Through Cook Strait Darkly

Although I have lived 50 kilometres from Nelson half my life, I have never been there. It's a shame really, because it sounds like a nice place. It would be good to see it now before it becomes something else, Tauranga II for example. It's just that, well, it's too damned expensive to get there.

A round trip on the Interislander for one man and his car can cost as much as $255. Aside from the three-hourish crossing time, loading and unloading the vehicle can double the time reserved for the trip. Stuff that. For the same time and money I could fly to Fiji baby.

Time and money aren't the only pricetags. The hoo-ha over Toll's latest clanger, the Kaitaki, is a case in point. Toll might have meant well, trying to bring scales of economy to a prohibitively expensive but vital link between the Mainland and the Heartland. Evidence is growing though that the boat is way out of proportion to its surroundings. No-one in Toll considered whether the new boat could hook up at the ferry terminal. Now the Marlborough locals are pissed that the ship's wake is ripping the shit out of their shores. The latest on the latter can be read in detail in the Weekend DomPost offline A12.

Whatever happens, the only winners will be the lawyers. Toll risks losing up to $43 million a year through lost earnings if the Kaitaki is reduced to the speed of Jesus on the Galilee. Cruising the Strait will cost freight handlers and normal people even more in ludicrous tariffs. On the other hand, it would be a cold-blooded Kiwi who supports the shoreline getting carved up by such a blunt instrument. Decisions, decisions...

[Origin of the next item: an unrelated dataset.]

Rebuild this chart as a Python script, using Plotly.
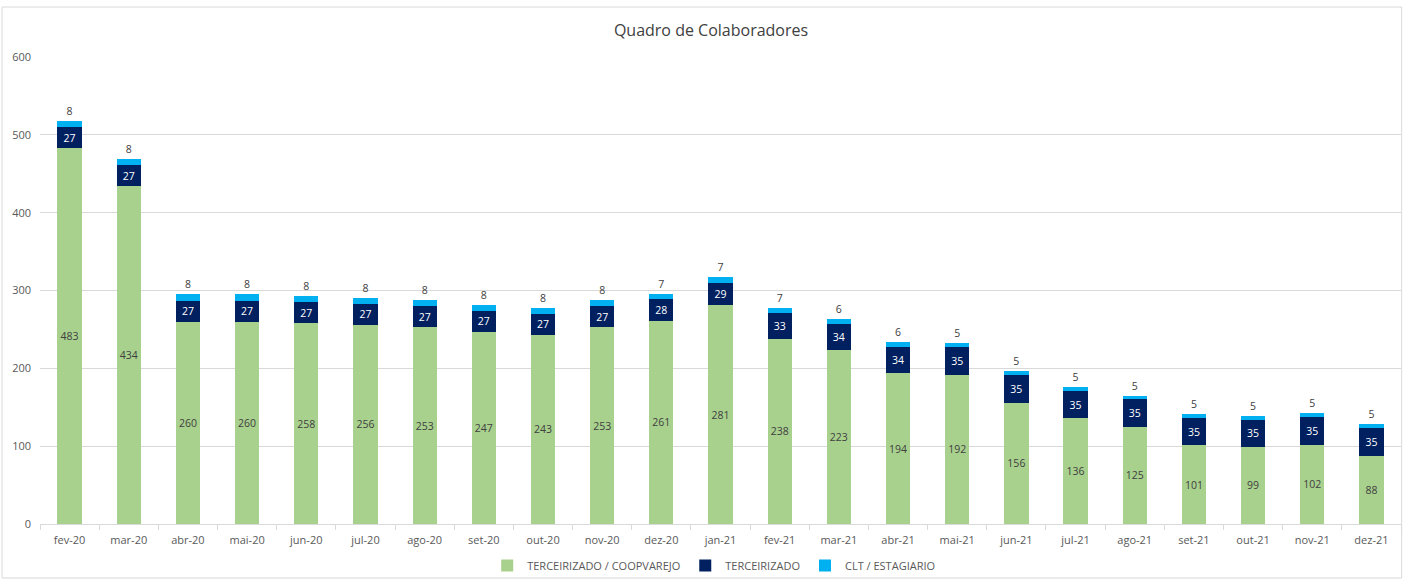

Instead of just bitching about things, goNZo Freakpower has researched possible solutions. The answer is simple. We need a bridge. Now before you say "Bullshit" and stop reading, please be patient. Imagine, just for a moment, a bridge spanning the Cook Strait from Cape Terawhiti in the north to Rununder Point in the south. Imagine hopping in your car with a bunch of mates and heading across the ditch for the afternoon and splitting the $30 toll between five of you. A World Wonder right here in NZ. Wouldn't it be good?

Engineering has come a long way since our antecedents constructed the Main Trunk Line. The world's longest suspension bridge, the Akashi Kaikyo Bridge in Japan, was built to withstand strong tidal currents, high winds and earthquakes. The Hangzhou Bay Trans-oceanic Bridge is a 36 kilometre long six-lane highway. An NZ version needn't be something like the dumpy, ugly and shortsighted Auckland Harbour Bridge with its cling-ons. One has only to admire the beauty of France's Viaduct de Millau to see what is possible.

I was having a smoke with an architect mate of mine last night when I brought this Think goNZo Scheme up. He remains sceptical of a cost-effective way to sink piles in an ocean floor that is up to 270 metres deep across a treacherous stretch of water that straddles a major faultline. However, he reckoned an idea he saw on the Discovery Channel about a Trans-Atlantic tunnel might do it. He's right, it's bloody brilliant idea.

In the spirit of the Ansari X Prize, I would like to see the NZ Government develop what I like to call the goNZo X Prize. Through private funding or government bonds, I would like to see a six- or seven-figure booty to inspire all of us to come up with a viable way to bring NZ together with a physical connection. We live an age of marvels, where dreams converge with the sciences. Space elevators made with carbon nanotubes and powered by lasers are a reality. What else is possible?

Whatever the outcome, the goNZo X Prize scheme would be a hell of a lot more value for money than another year of Judy Bailey.